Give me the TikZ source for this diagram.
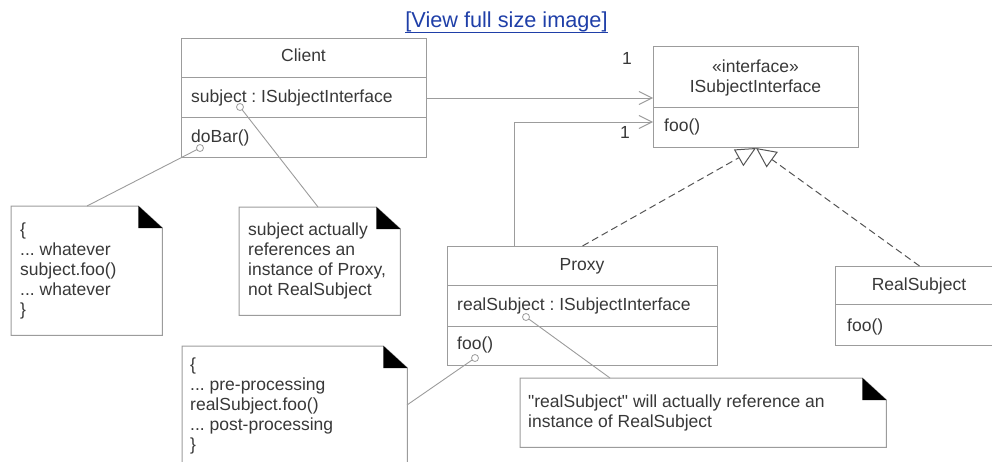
\documentclass[tikz,border=0pt]{standalone}
\usepackage{fontspec}
\setmainfont{Liberation Sans}
\usetikzlibrary{arrows.meta}
\definecolor{boxgray}{HTML}{9C9C9C}
\definecolor{dashgray}{HTML}{555555}
\definecolor{txtgray}{HTML}{383838}
\definecolor{linkblue}{HTML}{1F3FA8}
\frenchspacing
\newcommand{\umlnote}[5]{%
  \node[inner sep=0pt, minimum width=#4pt, minimum height=#5pt, anchor=north west] (#1) at (#2,#3) {};
  \draw[boxline, fill=white] (#1.north west) -- ([xshift=-24pt]#1.north east) -- ([yshift=-22pt]#1.north east) -- (#1.south east) -- (#1.south west) -- cycle;
  \fill[black] ([xshift=-24pt]#1.north east) -- ([xshift=-24pt,yshift=-22pt]#1.north east) -- ([yshift=-22pt]#1.north east) -- cycle;
}
\begin{document}
\begin{tikzpicture}[x=1pt,y=-1pt,
  boxline/.style={draw=boxgray, line width=1pt},
  classbox/.style={draw=boxgray, line width=1pt, inner sep=0pt, anchor=north west},
  lbl/.style={inner sep=0pt, text=txtgray, font=\fontsize{17.5}{20}\selectfont, text height=12.5pt, text depth=3.5pt},
  notetext/.style={inner sep=0pt, align=left, anchor=north west, text=txtgray, font=\fontsize{17.5}{20}\selectfont},
  linktext/.style={inner sep=0pt, text=linkblue, font=\fontsize{21.7}{25}\selectfont},
  pincirc/.style={circle, draw=boxgray, fill=white, line width=0.8pt, minimum size=7pt, inner sep=0pt},
  noteline/.style={draw=boxgray, line width=0.9pt},
  assoc/.style={draw=boxgray, line width=1pt, -{Straight Barb[length=13pt,width=13pt]}},
  gen/.style={draw=dashgray, line width=1pt, dash pattern=on 7pt off 4pt, -{Triangle[open, length=20pt, width=19pt, fill=white]}}
]
\useasboundingbox (0,0) rectangle (992,461);
\clip (0,0) rectangle (992,461);

% link
\node[linktext, anchor=base] (link) at (506.5,27) {[View full size image]};
\draw[linkblue, line width=1pt] ([yshift=-5pt]link.base west) -- ([yshift=-5pt]link.base east);

% Client
\node[classbox, minimum width=245pt, minimum height=119pt] (client) at (181,38) {};
\draw[boxline] (181,77) -- (426,77);
\draw[boxline] (181,117) -- (426,117);
\node[lbl] (clientname) at (303.5,57) {Client};
\node[lbl, anchor=west] (clientattr) at (191,98) {subject : ISubjectInterface};
\node[lbl, anchor=west] (clientop) at (191,138) {doBar()};

% ISubjectInterface
\node[classbox, minimum width=205pt, minimum height=101pt] (iface) at (653,46) {};
\draw[boxline] (653,107) -- (858,107);
\node[lbl] (ifstereo) at (755.5,68) {«interface»};
\node[lbl] (ifname) at (755.5,88) {ISubjectInterface};
\node[lbl, anchor=west] (ifop) at (664,127) {foo()};

% Proxy
\node[classbox, minimum width=270pt, minimum height=119pt] (proxy) at (447,246) {};
\draw[boxline] (447,285) -- (717,285);
\draw[boxline] (447,326) -- (717,326);
\node[lbl] (proxyname) at (582,266) {Proxy};
\node[lbl, anchor=west] (proxyattr) at (457,306) {realSubject : ISubjectInterface};
\node[lbl, anchor=west] (proxyop) at (457,345) {foo()};

% RealSubject
\node[classbox, minimum width=168pt, minimum height=79pt] (rsub) at (835,266) {};
\draw[boxline] (835,304) -- (1003,304);
\node[lbl] (rsubname) at (919,286) {RealSubject};
\node[lbl, anchor=west] (rsubop) at (847,327) {foo()};

% notes
\umlnote{n1}{11}{206}{151}{129}
\node[notetext] (n1t) at (20,221) {\rule{0pt}{14pt}\{\\... whatever\\subject.foo()\\... whatever\\\}};
\umlnote{n2}{239}{207}{161}{108}
\node[notetext] (n2t) at (248,221) {\rule{0pt}{14pt}subject actually\\references an\\instance of Proxy,\\not RealSubject};
\umlnote{n3}{182}{346}{225}{130}
\node[notetext] (n3t) at (190,356) {\rule{0pt}{14pt}\{\\... pre-processing\\realSubject.foo()\\... post-processing\\\}};
\umlnote{n4}{520}{378}{366}{69}
\node[notetext] (n4t) at (528,393) {\rule{0pt}{14pt}\textquotedbl realSubject\textquotedbl{} will actually reference an\\instance of RealSubject};

% note connectors
\coordinate (n1a) at (87,206);
\coordinate (n2a) at (318,207);
\coordinate (n3a) at (407,405);
\coordinate (n4a) at (610,378);
\draw[noteline] (200,148) -- (n1a);
\draw[noteline] (240,107) -- (n2a);
\draw[noteline] (475,358) -- (n3a);
\draw[noteline] (526,317) -- (n4a);
\node[pincirc] (cdo) at (200,148) {};
\node[pincirc] (csub) at (240,107) {};
\node[pincirc] (cfoo) at (475,358) {};
\node[pincirc] (creal) at (526,317) {};

% associations
\draw[assoc] (client.east) -- (client.east -| iface.west);
\coordinate (bend) at (514,122);
\draw[assoc] (proxy.north -| bend) -- (bend) -- (bend -| iface.west);
\node[lbl] (m1) at (627,60) {1};
\node[lbl] (m2) at (625,134) {1};

% realizations
\draw[gen] (proxy.north) -- (iface.south);
\draw[gen] (rsub.north) -- (iface.south);
\end{tikzpicture}
\end{document}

Work required: Make an exact copy of the data above, pictures excluded.

Output for this exercise:
Give me the TikZ source for this diagram.
\documentclass[tikz,border=0pt]{standalone}
\usepackage{fontspec}
\setmainfont{Liberation Sans}
\usetikzlibrary{arrows.meta}
\definecolor{boxgray}{HTML}{9C9C9C}
\definecolor{dashgray}{HTML}{555555}
\definecolor{txtgray}{HTML}{383838}
\definecolor{linkblue}{HTML}{1F3FA8}
\frenchspacing
\newcommand{\umlnote}[5]{%
  \node[inner sep=0pt, minimum width=#4pt, minimum height=#5pt, anchor=north west] (#1) at (#2,#3) {};
  \draw[boxline, fill=white] (#1.north west) -- ([xshift=-24pt]#1.north east) -- ([yshift=-22pt]#1.north east) -- (#1.south east) -- (#1.south west) -- cycle;
  \fill[black] ([xshift=-24pt]#1.north east) -- ([xshift=-24pt,yshift=-22pt]#1.north east) -- ([yshift=-22pt]#1.north east) -- cycle;
}
\begin{document}
\begin{tikzpicture}[x=1pt,y=-1pt,
  boxline/.style={draw=boxgray, line width=1pt},
  classbox/.style={draw=boxgray, line width=1pt, inner sep=0pt, anchor=north west},
  lbl/.style={inner sep=0pt, text=txtgray, font=\fontsize{17.5}{20}\selectfont, text height=12.5pt, text depth=3.5pt},
  notetext/.style={inner sep=0pt, align=left, anchor=north west, text=txtgray, font=\fontsize{17.5}{20}\selectfont},
  linktext/.style={inner sep=0pt, text=linkblue, font=\fontsize{21.7}{25}\selectfont},
  pincirc/.style={circle, draw=boxgray, fill=white, line width=0.8pt, minimum size=7pt, inner sep=0pt},
  noteline/.style={draw=boxgray, line width=0.9pt},
  assoc/.style={draw=boxgray, line width=1pt, -{Straight Barb[length=13pt,width=13pt]}},
  gen/.style={draw=dashgray, line width=1pt, dash pattern=on 7pt off 4pt, -{Triangle[open, length=20pt, width=19pt, fill=white]}}
]
\useasboundingbox (0,0) rectangle (992,461);
\clip (0,0) rectangle (992,461);

% link
\node[linktext, anchor=base] (link) at (506.5,27) {[View full size image]};
\draw[linkblue, line width=1pt] ([yshift=-5pt]link.base west) -- ([yshift=-5pt]link.base east);

% Client
\node[classbox, minimum width=245pt, minimum height=119pt] (client) at (181,38) {};
\draw[boxline] (181,77) -- (426,77);
\draw[boxline] (181,117) -- (426,117);
\node[lbl] (clientname) at (303.5,57) {Client};
\node[lbl, anchor=west] (clientattr) at (191,98) {subject : ISubjectInterface};
\node[lbl, anchor=west] (clientop) at (191,138) {doBar()};

% ISubjectInterface
\node[classbox, minimum width=205pt, minimum height=101pt] (iface) at (653,46) {};
\draw[boxline] (653,107) -- (858,107);
\node[lbl] (ifstereo) at (755.5,68) {«interface»};
\node[lbl] (ifname) at (755.5,88) {ISubjectInterface};
\node[lbl, anchor=west] (ifop) at (664,127) {foo()};

% Proxy
\node[classbox, minimum width=270pt, minimum height=119pt] (proxy) at (447,246) {};
\draw[boxline] (447,285) -- (717,285);
\draw[boxline] (447,326) -- (717,326);
\node[lbl] (proxyname) at (582,266) {Proxy};
\node[lbl, anchor=west] (proxyattr) at (457,306) {realSubject : ISubjectInterface};
\node[lbl, anchor=west] (proxyop) at (457,345) {foo()};

% RealSubject
\node[classbox, minimum width=168pt, minimum height=79pt] (rsub) at (835,266) {};
\draw[boxline] (835,304) -- (1003,304);
\node[lbl] (rsubname) at (919,286) {RealSubject};
\node[lbl, anchor=west] (rsubop) at (847,327) {foo()};

% notes
\umlnote{n1}{11}{206}{151}{129}
\node[notetext] (n1t) at (20,221) {\rule{0pt}{14pt}\{\\... whatever\\subject.foo()\\... whatever\\\}};
\umlnote{n2}{239}{207}{161}{108}
\node[notetext] (n2t) at (248,221) {\rule{0pt}{14pt}subject actually\\references an\\instance of Proxy,\\not RealSubject};
\umlnote{n3}{182}{346}{225}{130}
\node[notetext] (n3t) at (190,356) {\rule{0pt}{14pt}\{\\... pre-processing\\realSubject.foo()\\... post-processing\\\}};
\umlnote{n4}{520}{378}{366}{69}
\node[notetext] (n4t) at (528,393) {\rule{0pt}{14pt}\textquotedbl realSubject\textquotedbl{} will actually reference an\\instance of RealSubject};

% note connectors
\coordinate (n1a) at (87,206);
\coordinate (n2a) at (318,207);
\coordinate (n3a) at (407,405);
\coordinate (n4a) at (610,378);
\draw[noteline] (200,148) -- (n1a);
\draw[noteline] (240,107) -- (n2a);
\draw[noteline] (475,358) -- (n3a);
\draw[noteline] (526,317) -- (n4a);
\node[pincirc] (cdo) at (200,148) {};
\node[pincirc] (csub) at (240,107) {};
\node[pincirc] (cfoo) at (475,358) {};
\node[pincirc] (creal) at (526,317) {};

% associations
\draw[assoc] (client.east) -- (client.east -| iface.west);
\coordinate (bend) at (514,122);
\draw[assoc] (proxy.north -| bend) -- (bend) -- (bend -| iface.west);
\node[lbl] (m1) at (627,60) {1};
\node[lbl] (m2) at (625,134) {1};

% realizations
\draw[gen] (proxy.north) -- (iface.south);
\draw[gen] (rsub.north) -- (iface.south);
\end{tikzpicture}
\end{document}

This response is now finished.